#ShareNoEvil, replaces alleged Christchurch attacker’s name online in New Zealand. Also Digital Diplomacy, Wifi on the metro and Building Information Modelling
A new Chrome browser extension aimed at blocking terrorist content following the mosque shooting in Christchurch in New Zealand has been launched. It blocks the alleged Christchurch shooter’s name from appearing in any search on Chrome and replaces any mention of the blocked name with the words Share No Evil. Simon Morton explains how internet service providers and mobile telecom companies in New Zealand have been blocking videos of the Christchurch attack.
Snezana Curcic reports on how the traditionally secretive world of diplomacy is now being acted out on social media. The governments of 169 countries (88 per cent of all UN members) are now on Facebook, and Denmark even has an Ambassador to Silicon Valley.
Wifi on the metro
How is the mobile broadband on your city’s metro system? Great if you commute in Moscow, Rome, Tokyo, Barcelona, Hong Kong or Melbourne. However other cities don’t fare so well. In London WiFi is available at stations but there is no connectivity in the tunnels. Wired’s Business Editor Katia Moskvitch has been finding out why there are such differences.

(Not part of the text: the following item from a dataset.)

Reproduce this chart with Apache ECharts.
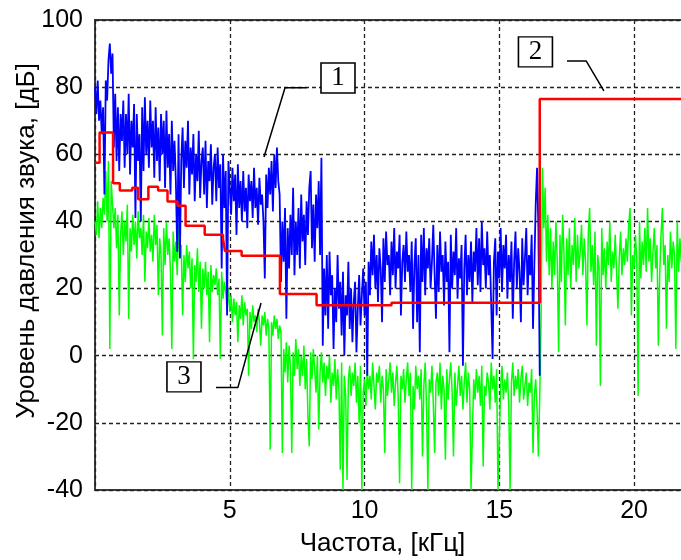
<!DOCTYPE html>
<html>
<head>
<meta charset="utf-8">
<script src="https://cdn.jsdelivr.net/npm/echarts@6/dist/echarts.min.js"></script>
<style>
html,body{margin:0;padding:0;background:#fff;}
#chart{width:681px;height:560px;}
</style>
</head>
<body>
<div id="chart"></div>
<script>
// Sampling step of the spectra, kHz
const freqStep = 0.05;

// Curve 1 (blue): sound pressure level, dB, sampled every freqStep from 0 kHz
const blueLevels = [
  80, 72, 82, 70, 76, 66, 74, 48, 82, 76,
  88, 93, 84, 90, 62, 78, 58, 74, 55, 72,
  64, 76, 56, 72, 60, 78, 54, 70, 62, 75,
  41, 72, 58, 66, 40, 74, 55, 77, 60, 70,
  56, 76, 62, 70, 53, 74, 58, 68, 52, 72,
  60, 70, 50, 73, 56, 66, 48, 70, 55, 64,
  52, 31, 66, 29, 58, 68, 50, 64, 56, 70,
  48, 62, 54, 66, 46, 60, 52, 67, 47, 58,
  62, 48, 64, 44, 58, 52, 63, 45, 56, 60,
  46, 62, 50, 57, 26, 60, 44, 55, 12, 58,
  50, 42, 56, 46, 54, 36, 57, 44, 52, 40,
  55, 43, 50, 38, 54, 46, 52, 41, 56, 44,
  50, 39, 53, 45, 48, 40, 23, 54, 44, 56,
  48, 58, 43, 60, 50, 62, 52,
  48, 22, 40, 28, 44, 11, 38, 26, 42, 30, 50, 24, 40,
  30, 44, 26, 48, 34, 42, 27, 46, 36, 50, 55, 32, 45, 28, 48, 38, 52, 30, 59,
  3, 26, 12, 30, 8, 31, 18, 24, 2, 20, 10, 30, 14, 22, 6, 25,
  0, 18, 12, 28, 8, 20, 4, 16, 22, 1, 14, 24, 9, 18, 26,
  12, 22, -6, 28, 18, 34, 24, 36, 20, 30,
  16, 32, 26, 10, 35, 22, 37, 27, 30, 18,
  34, 24, 38, 20, 31, 26, 36, 12, 28, 33,
  22, 37, 25, 30, 19, 34, 8, 27, 35, 10,
  30, 1, 36, 22, 38, 18, 32, 26, 35, 20,
  28, 39, 24, 11, 33, 19, 37, 25, 30, 15,
  34, 22, 28, 1, 36, 20, 31, 24, 38, 17,
  29, 23, 33, -3, 26, 36, 18, 30, 22, 34,
  16, 31, 25, 38, 21, 35, 19, 40, 27, 32,
  20, 37, 24, 30, 15, -1, 28, 35, 12, 31,
  23, 38, 19, 33, 26, 36, 17, 30, 22, 34,
  11, 28, 37, 20, 32, 25, 10, 35, 21, 29,
  38, 18, 30, 24, 36, 8, 27,
  45, 56, 38, -6
];

// Curve 3 (green): sound pressure level, dB, sampled every freqStep from 0 kHz
const greenLevels = [
  40, 36, 46, 35, 44, 38, 47, 42, 55, 40,
  58, 2, 52, 45, 38, 44, 32, 42, 12, 36,
  43, 30, 40, 34, 45, 11, 38, 31, 42, 33,
  40, 29, 43, 35, 38, 30, 42, 22, 37, 32,
  41, 31, 36, 28, 42, 33, 39, 18, 35, 30,
  6, 38, 27, 40, 30, 35, 25, 2, 37, 28,
  34, 24, 39, 29, 33, 12, 30, 22, 33, 26,
  31, 20, 29, -1, 27, 22, 32, 19, 28, 8,
  26, 20, 28, 18, 25, 4, 27, 19, 24, 21,
  26, 18, 23, -1, 25, 17, 22, 19, 14, 20,
  13, 18, 10, 17, 12, 16, 4, 15, 11, 18,
  9, 16, 12, 14, -6, 13, 8, 15, 10, 12,
  7, 14, 10, 3, 12, 9, 13, 6, 11, 8,
  -28, 10, 6, 12, 8, 11, 5, 9, 7, -29,
  2, -5, 4, -8, 3, -3, -29, 1, -6, 5,
  -4, 2, -9, 0, -6, 3, -10, -1, -18, -27,
  1, -7, 2, -4, -11, 0, -22, -5, 1, -8,
  -2, -12, -3, -7, 0, -14, -5, -9, -1, -13,
  -4, -10, -34, -2, -40, -6, -12, -37, -7, -3,
  -12, -5, -9, -2, -14, -6, -20, -3, -40, -11,
  -7, -15, -4, -10, -6, -13, -2, -9, -16, -5,
  -8, -3, -14, -6, -10, -29, -4, -12, -7, -2,
  -11, -5, -15, -8, -3, -13, -38, -6, -10, -4,
  -14, -7, -2, -12, -5, -40, -9, -16, -3, -10,
  -6, -13, -4, -30, -9, -2, -15, -40, -7, -11,
  -3, -14, -29, -8, -5, -12, -2, -16, -6, -10,
  -31, -4, -13, -7, -2, -11, -30, -5, -15, -9,
  -3, -12, -6, -16, -8, -2, -14, -5, -10, -40,
  -40, -7, -13, -4, -11, -6, -15, -3, -33, -9,
  -12, -5, -8, -16, -2, -10, -6, -14, -4, -40,
  -40, -9, -3, -13, -7, -11, -5, -15, -40, -8,
  -2, -12, -6, -10, -4, -14, -7, -3, -13, -9,
  -5, -15, -8, -11, -4, -29, -12, -7, -16, -30,
  -12, 12, 56, 38, 50, 28, 42, 24, 38, 20,
  34, 24, 40, 28, 1, 36, 22, 42, 30, 9,
  35, 24, 38, 20, 33, 27, 41, 22, 36, 26,
  31, 39, 24, 35, 28, 9, 36, 44, 25, 33,
  21, 37, 3, 30, 26, -9, 38, 24, 32, 20,
  34, 27, 40, 22, 31, 26, 36, 25, 14, 29,
  37, 24, 32, 27, 35, 28, 39, 44, 12, 30,
  26, 36, 29, -12, 40, 23, 34, 27, 38, 25,
  44, 28, 35, 22, 31, 38, 26, 33, 3, 24,
  36, 44, 27, 33, 8, 30, 22, 37, 26, 34,
  30, 2, 40, 25, 35, 28, 38
];

// Curve 2 (red): stepped limit, kHz edges and dB level of each step
const redEdges  = [0, 0.17, 0.67, 0.92, 1.38, 1.6, 1.98, 2.34, 2.69, 3.06, 3.36, 4.07, 4.75, 4.82, 5.44, 6.86, 8.22, 11.0, 16.5, 22];
const redLevels = [57.5, 66.5, 51.4, 49.2, 50, 46.6, 50.3, 49.2, 45.9, 44.7, 38.7, 36, 34.8, 31.2, 29.8, 18.4, 15.0, 15.8, 76.5];

// Axis setup
const xMin = 0, xMax = 22, xStep = 5;
const yMin = -40, yMax = 100, yStep = 20;

// Callout labels: box centre and leader-line points, in data coordinates
const calloutNames = ['1', '2', '3'];
const calloutBoxes = [[9.015, 82.7], [16.34, 90.5], [3.30, -6.3]];
const calloutLeaders = [
  [[7.85, 79.8], [7.05, 79.8], [6.27, 59.2]],
  [[17.51, 87.8], [18.22, 87.8], [18.88, 78.9]],
  [[4.49, -9.5], [5.30, -9.5], [6.16, 15.7]]
];

const toPairs = arr => arr.map((v, i) => [+(i * freqStep).toFixed(3), v]);
const redData = [];
for (let i = 0; i < redLevels.length; i++) {
  redData.push([redEdges[i], redLevels[i]]);
  redData.push([redEdges[i + 1], redLevels[i]]);
}

const font = 'Liberation Sans, Arial, sans-serif';
const chart = echarts.init(document.getElementById('chart'), null, {renderer: 'canvas'});

const leaderSeries = calloutLeaders.map(pts => ({
  type: 'line', data: pts, symbol: 'none', silent: true, animation: false,
  lineStyle: {color: '#000', width: 1.5}, z: 5
}));

chart.setOption({
  animation: false,
  backgroundColor: '#fff',
  grid: {left: 95, top: 20, right: -7, bottom: 70, containLabel: false, outerBoundsMode: 'none',
         show: true, borderColor: '#3c3c3c', borderWidth: 2, backgroundColor: 'transparent'},
  xAxis: {
    type: 'value', min: xMin, max: xMax, interval: xStep,
    name: 'Частота, [кГц]', nameLocation: 'middle', nameGap: 41,
    nameTextStyle: {fontFamily: font, fontSize: 26, color: '#000', padding: [0, 18, 0, 0]},
    axisLine: {show: false}, axisTick: {show: false},
    axisLabel: {showMinLabel: false, showMaxLabel: false, fontFamily: font, fontSize: 25, color: '#000', margin: 9},
    splitLine: {show: true, lineStyle: {color: '#222', type: [4, 3], width: 1.3}}
  },
  yAxis: {
    type: 'value', min: yMin, max: yMax, interval: yStep,
    name: 'Уровень давления звука, [дБ]', nameLocation: 'middle', nameGap: 55, nameRotate: 90,
    nameMoveOverlap: false,
    nameTextStyle: {fontFamily: font, fontSize: 26, color: '#000', padding: [0, 0, 0, 28]},
    axisLine: {show: false}, axisTick: {show: false},
    axisLabel: {fontFamily: font, fontSize: 25, color: '#000', margin: 12},
    splitLine: {show: true, lineStyle: {color: '#222', type: [4, 3], width: 1.3}}
  },
  series: [
    {type: 'line', name: '3', data: toPairs(greenLevels), symbol: 'none', lineStyle: {color: '#00ff00', width: 1.5}, z: 2},
    {type: 'line', name: '1', data: toPairs(blueLevels), symbol: 'none', lineStyle: {color: '#0000ff', width: 1.8}, z: 3},
    {type: 'line', name: '2', data: redData, symbol: 'none', lineStyle: {color: '#ff0000', width: 2.5}, z: 4},
    ...leaderSeries,
    {
      type: 'scatter', data: calloutBoxes.map((p, i) => ({value: p, name: calloutNames[i]})),
      symbol: 'rect', symbolSize: [34, 30], silent: true, z: 6,
      itemStyle: {color: '#fff', borderColor: '#000', borderWidth: 1.5, opacity: 1},
      label: {show: true, position: 'inside', formatter: p => p.name, fontFamily: 'Liberation Serif, Times New Roman, serif', fontSize: 27, color: '#000'}
    }
  ]
});
</script>
</body>
</html>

Building Information Modelling
How can tech make building quicker and more economical? Using a system called BIM! It stands for Building Information Modelling and works by constructing a building twice – firstly digitally and then physically. But it’s much more complicated than just creating a virtual model as Thayla Zomer from the Centre for Digital Built Britain at the University of Cambridge explains.